Liverpool Sound and Vision Rating 9/10
Anniversaries are special, they remind us just how far we have come in the search for ourselves and our time at the helm of our own personal blues, our backdrop of the fiddle pulsating away between the lyrics of the song we sing, as we take a pen to the wall and cross off yet another year, another celebration in the pursuit of an added dream.

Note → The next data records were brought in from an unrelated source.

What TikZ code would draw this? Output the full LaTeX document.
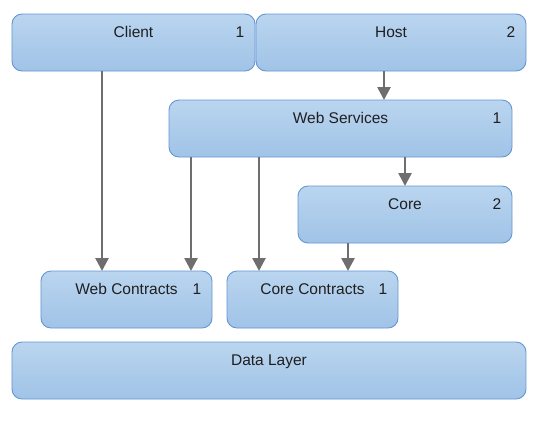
\documentclass[tikz,border=0pt]{standalone}
\usepackage{fontspec}
\setmainfont{Liberation Sans}
\usepackage{xcolor}
\usetikzlibrary{arrows.meta}

\definecolor{boxtop}{HTML}{BAD5EF}
\definecolor{boxbot}{HTML}{A0C3E7}
\definecolor{boxline}{HTML}{6496D2}
\definecolor{linkgray}{HTML}{6E6E6E}

\tikzset{
    box/.style={draw=boxline, line width=0.9bp, rounded corners=10bp,
        top color=boxtop, bottom color=boxbot, minimum height=57bp,
        inner sep=0pt, outer sep=0pt},
    title/.style={anchor=base, inner sep=0pt, text=black!88,
        font=\fontsize{15.5bp}{18bp}\selectfont},
    link/.style={draw=linkgray, line width=2.6bp,
        -{Triangle[length=13bp,width=13bp]}}
}

\begin{document}
\begin{tikzpicture}[x=1bp,y=-1bp]
    \useasboundingbox (0,0) rectangle (543,422);
% Blocks
    \node[box, minimum width=243bp] (client) at (133.5,42.5) {};
    \node[box, minimum width=270bp] (host) at (391,42.5) {};
    \node[box, minimum width=343bp] (websvc) at (340.5,128.5) {};
    \node[box, minimum width=214bp] (core) at (405,214.5) {};
    \node[box, minimum width=171bp] (webcon) at (126.5,299.5) {};
    \node[box, minimum width=171bp] (corecon) at (312.5,299.5) {};
    \node[box, minimum width=514bp] (data) at (269,370.5) {};
% Titles and counts
    \foreach \n/\t/\k in {client/Client/1, host/Host/2, websvc/Web Services/1,
        core/Core/2, webcon/Web Contracts/1, corecon/Core Contracts/1} {
        \node[title] (\n-t) at ([yshift=-23bp]\n.north) {\t};
        \node[title] (\n-k) at ([xshift=-15bp,yshift=-23bp]\n.north east) {\k};
    }
    \node[title] (data-t) at ([yshift=-23bp]data.north) {Data Layer};
% Dependencies
    \foreach \src/\dst/\x in {client/webcon/102, host/websvc/384,
        websvc/webcon/191, websvc/corecon/259, websvc/core/405, core/corecon/348} {
        \coordinate (col) at (\x,0);
        \draw[link] (\src.south -| col) -- (\dst.north -| col);
    }
\end{tikzpicture}
\end{document}
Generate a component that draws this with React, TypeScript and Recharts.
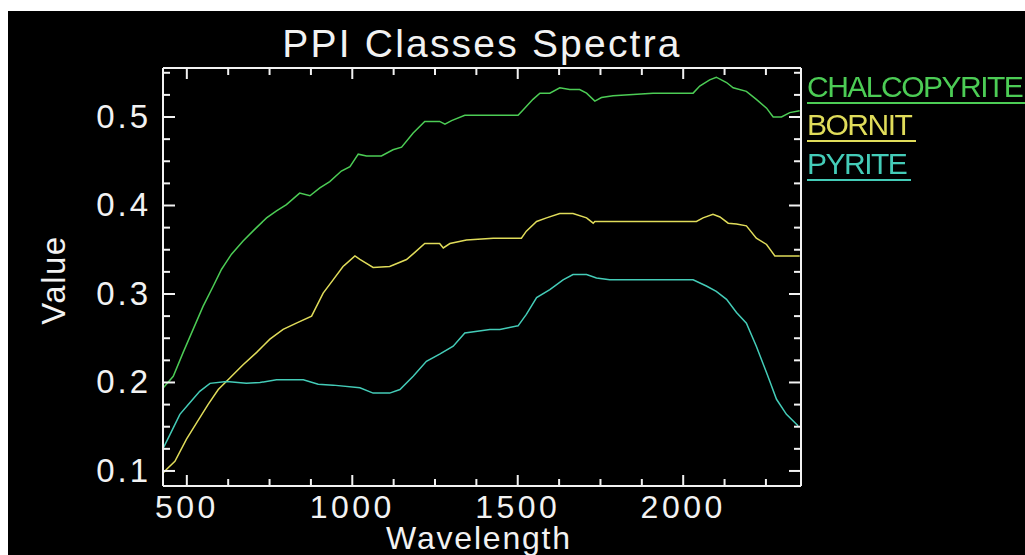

We cross off the years and then we look back, we survey the happiness and sometimes sour and we revel in them, for it is in the life we live that makes the anniversary special.
It is always seems special when The Waterboys and Mike Scott comes to Liverpool, a rousing reception always is keenly assured, the less than amusing in the gallery given short shrift, and the patient and the loyal rewarded with a band that truly inspires the poetic and the profound statements that Mike Scott has always been keen to explore and exemplify.
In the thirty years since The Waterboys recorded the album Fisherman’s Blues, so much has changed, but one thing remains constant, the relationship between Mike Scott and the audience, this is not one of a rock star or even a Folk rock act, but the simple beauty of the poet and the overwhelming muse, of one holding the other in awe, when the feeling is right between them, and never quite sure which way round the wonder is flowing.
It takes a sublime personality to shine when stood next to Mike Scott and to capture the harmony intended as this magical depth of poetic grace is given space to breath. In both Zeenie Summers and Jess Kavanagh, that harmony was given mystery, enchanting and exquisite depth, and their interaction with the incredibly talented Steve Wickham on fiddle was mind blowing and jaw dropping.
In a two set evening, songs such as All The Things She Gave Me, A Girl Called Johnny, We Will Not Be Lovers, the call out to the keyboard player, Brother Paul Brown, and his own personal background in Nashville, Tennessee, Man, What A Woman, The Christ In You, Sante Fe and The Raggle Taggle Gypsy, The Waterboys played out of their collective skins and gave the Liverpool crowd the best medicine for the post-Bank Holiday Blues, a series of songs in which the writer of such poetic gems chose to offer as the finest of gifts, wrapped in silk, presented with earnest craft; a night in which once more The Waterboys excelled.